# WHAT THE TASK ASKS:
Reproduce every line in the listing that contains the word "this".

-- Start DATA TO USE --

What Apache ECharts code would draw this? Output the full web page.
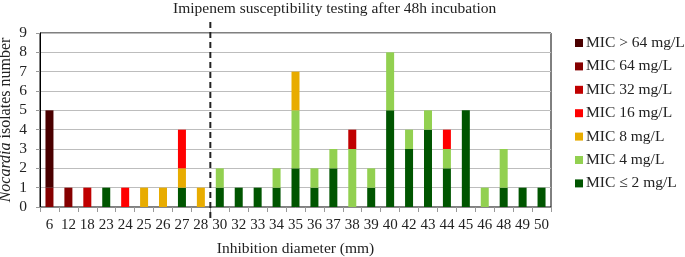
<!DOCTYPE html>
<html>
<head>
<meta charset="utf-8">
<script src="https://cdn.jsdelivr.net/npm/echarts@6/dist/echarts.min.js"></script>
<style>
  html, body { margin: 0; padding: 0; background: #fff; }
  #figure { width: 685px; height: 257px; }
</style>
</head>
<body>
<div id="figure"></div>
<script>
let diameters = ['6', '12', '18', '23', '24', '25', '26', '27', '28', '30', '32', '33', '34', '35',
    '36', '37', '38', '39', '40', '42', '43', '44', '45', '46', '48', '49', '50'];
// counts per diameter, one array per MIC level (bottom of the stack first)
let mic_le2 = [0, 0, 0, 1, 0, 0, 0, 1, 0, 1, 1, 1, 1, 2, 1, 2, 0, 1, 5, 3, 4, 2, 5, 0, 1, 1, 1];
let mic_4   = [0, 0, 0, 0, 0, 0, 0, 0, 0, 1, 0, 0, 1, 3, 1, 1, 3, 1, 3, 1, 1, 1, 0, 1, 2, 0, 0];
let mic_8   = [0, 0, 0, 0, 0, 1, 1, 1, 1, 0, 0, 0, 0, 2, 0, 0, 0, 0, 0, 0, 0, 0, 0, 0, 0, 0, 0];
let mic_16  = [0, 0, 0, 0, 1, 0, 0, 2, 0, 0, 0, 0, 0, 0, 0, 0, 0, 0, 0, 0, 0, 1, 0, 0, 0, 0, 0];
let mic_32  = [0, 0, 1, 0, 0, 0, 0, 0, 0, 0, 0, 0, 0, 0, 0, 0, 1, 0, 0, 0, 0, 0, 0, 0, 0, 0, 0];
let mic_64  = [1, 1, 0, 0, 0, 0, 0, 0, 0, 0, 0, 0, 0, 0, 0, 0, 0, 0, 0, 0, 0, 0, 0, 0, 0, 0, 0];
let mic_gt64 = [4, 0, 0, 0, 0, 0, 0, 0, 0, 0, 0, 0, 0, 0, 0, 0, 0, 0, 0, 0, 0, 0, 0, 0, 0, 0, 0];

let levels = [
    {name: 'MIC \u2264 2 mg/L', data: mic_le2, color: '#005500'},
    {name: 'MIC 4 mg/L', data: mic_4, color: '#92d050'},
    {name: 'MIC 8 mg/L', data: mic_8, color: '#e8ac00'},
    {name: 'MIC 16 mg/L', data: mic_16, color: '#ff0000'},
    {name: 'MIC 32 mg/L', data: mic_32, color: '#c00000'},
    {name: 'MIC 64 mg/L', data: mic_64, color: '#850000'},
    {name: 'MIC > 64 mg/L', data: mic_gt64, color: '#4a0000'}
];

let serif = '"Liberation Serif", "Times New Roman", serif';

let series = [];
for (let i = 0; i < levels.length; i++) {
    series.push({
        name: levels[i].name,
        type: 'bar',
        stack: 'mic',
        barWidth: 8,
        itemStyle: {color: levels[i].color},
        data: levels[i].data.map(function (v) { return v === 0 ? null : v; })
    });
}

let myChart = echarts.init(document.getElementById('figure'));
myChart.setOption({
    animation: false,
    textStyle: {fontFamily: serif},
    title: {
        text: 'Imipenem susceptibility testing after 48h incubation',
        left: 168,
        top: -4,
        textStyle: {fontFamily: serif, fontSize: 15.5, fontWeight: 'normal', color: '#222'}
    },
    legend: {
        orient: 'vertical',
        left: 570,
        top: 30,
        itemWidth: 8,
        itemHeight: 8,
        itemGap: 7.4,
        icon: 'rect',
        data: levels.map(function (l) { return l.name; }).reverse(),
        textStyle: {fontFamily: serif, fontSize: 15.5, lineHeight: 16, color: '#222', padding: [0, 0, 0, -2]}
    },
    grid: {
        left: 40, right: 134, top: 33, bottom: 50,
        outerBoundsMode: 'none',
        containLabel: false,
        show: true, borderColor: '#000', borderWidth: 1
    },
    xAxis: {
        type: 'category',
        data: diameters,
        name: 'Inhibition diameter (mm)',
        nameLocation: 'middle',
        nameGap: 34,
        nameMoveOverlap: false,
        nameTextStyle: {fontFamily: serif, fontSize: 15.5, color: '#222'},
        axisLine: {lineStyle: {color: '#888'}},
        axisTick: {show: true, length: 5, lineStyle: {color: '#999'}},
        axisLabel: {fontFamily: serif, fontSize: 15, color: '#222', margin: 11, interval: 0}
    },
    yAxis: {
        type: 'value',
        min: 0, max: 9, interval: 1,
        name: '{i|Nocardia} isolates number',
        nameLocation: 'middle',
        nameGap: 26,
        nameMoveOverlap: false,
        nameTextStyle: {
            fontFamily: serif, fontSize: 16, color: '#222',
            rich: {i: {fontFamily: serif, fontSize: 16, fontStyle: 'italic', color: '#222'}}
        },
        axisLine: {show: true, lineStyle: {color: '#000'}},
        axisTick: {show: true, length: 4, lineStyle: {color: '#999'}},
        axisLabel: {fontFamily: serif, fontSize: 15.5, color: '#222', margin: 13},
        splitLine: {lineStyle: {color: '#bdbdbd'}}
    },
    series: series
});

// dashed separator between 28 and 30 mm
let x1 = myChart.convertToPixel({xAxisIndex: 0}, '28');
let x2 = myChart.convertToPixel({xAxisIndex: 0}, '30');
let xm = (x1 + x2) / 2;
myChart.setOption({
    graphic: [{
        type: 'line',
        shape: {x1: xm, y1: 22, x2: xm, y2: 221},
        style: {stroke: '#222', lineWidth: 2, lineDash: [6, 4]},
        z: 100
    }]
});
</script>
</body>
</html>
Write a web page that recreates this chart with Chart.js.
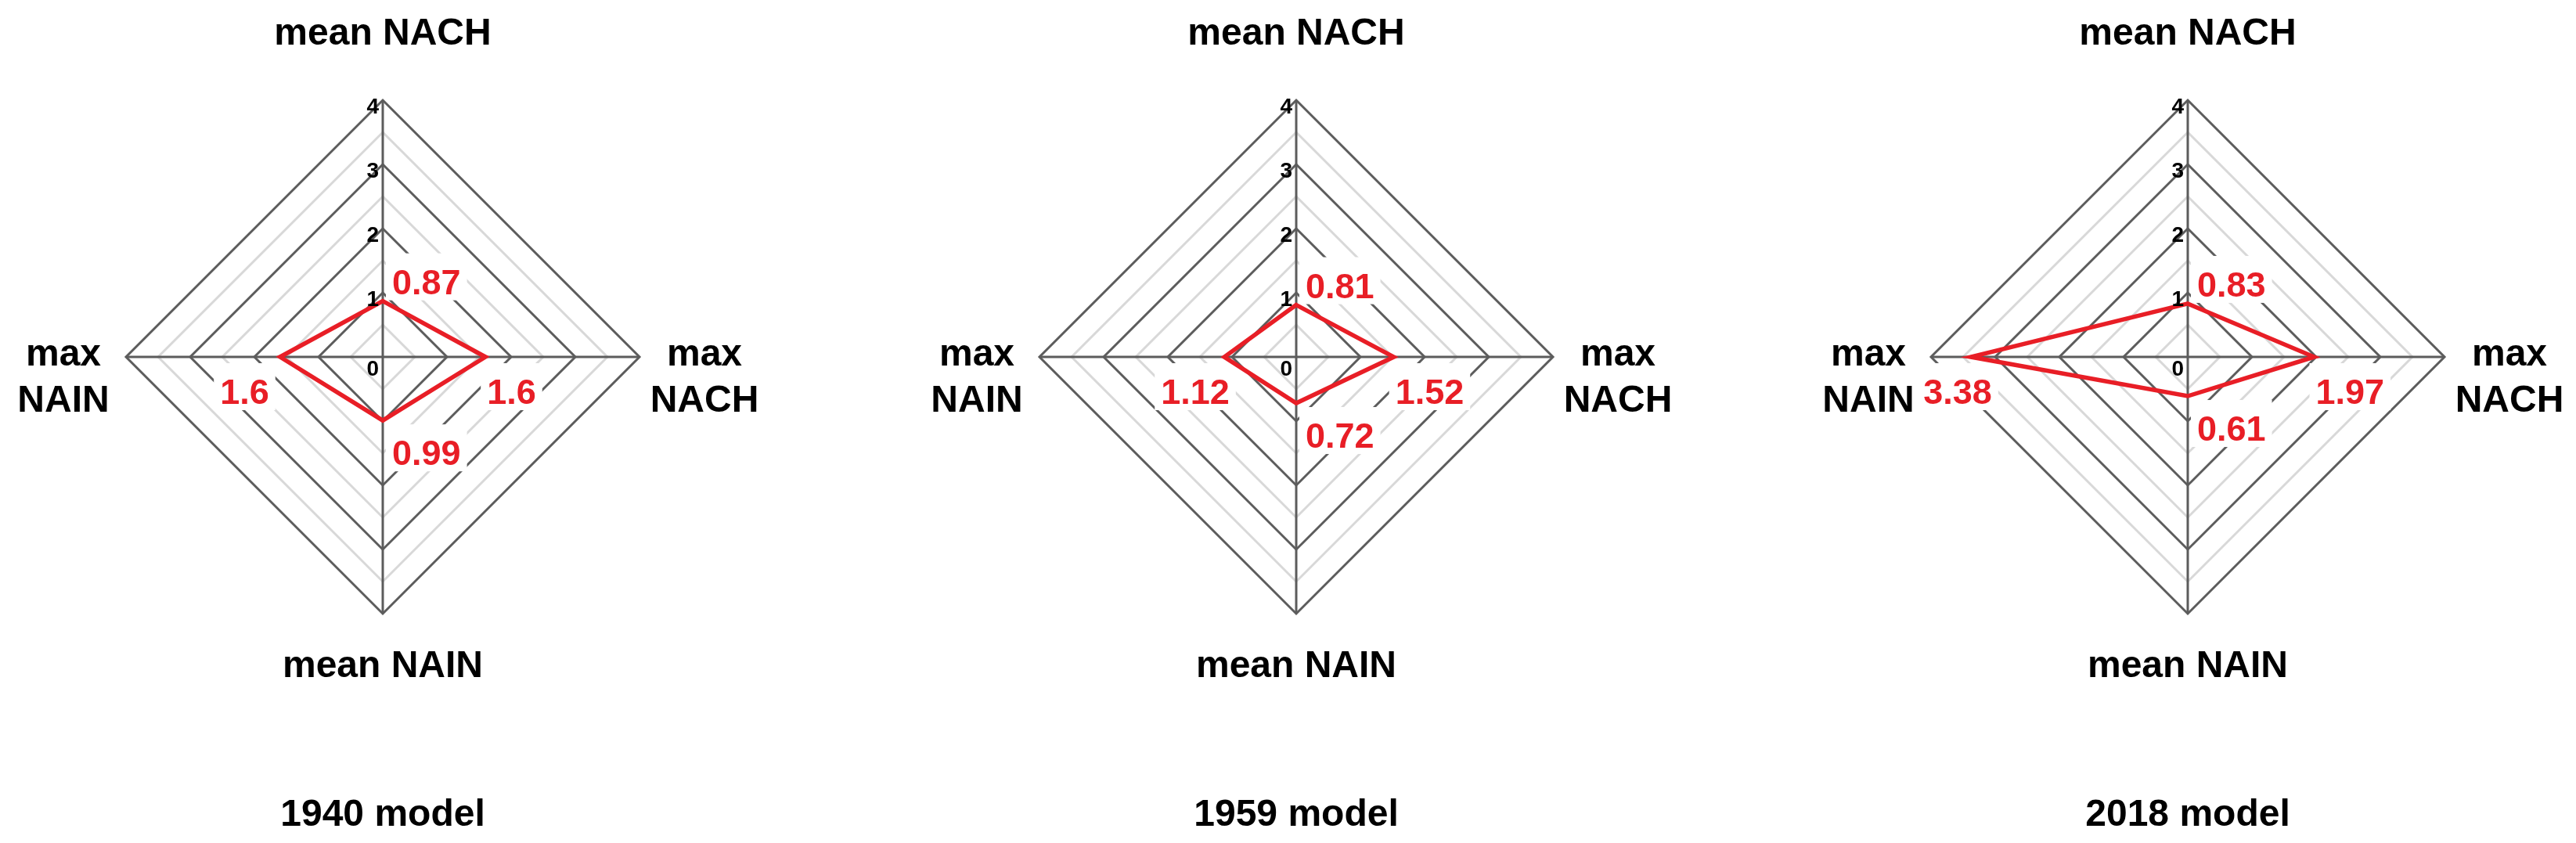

-- End DATA TO USE --

# RESULT:
What Apache ECharts code would draw this? Output the full web page.
Write a web page that recreates this chart with Chart.js.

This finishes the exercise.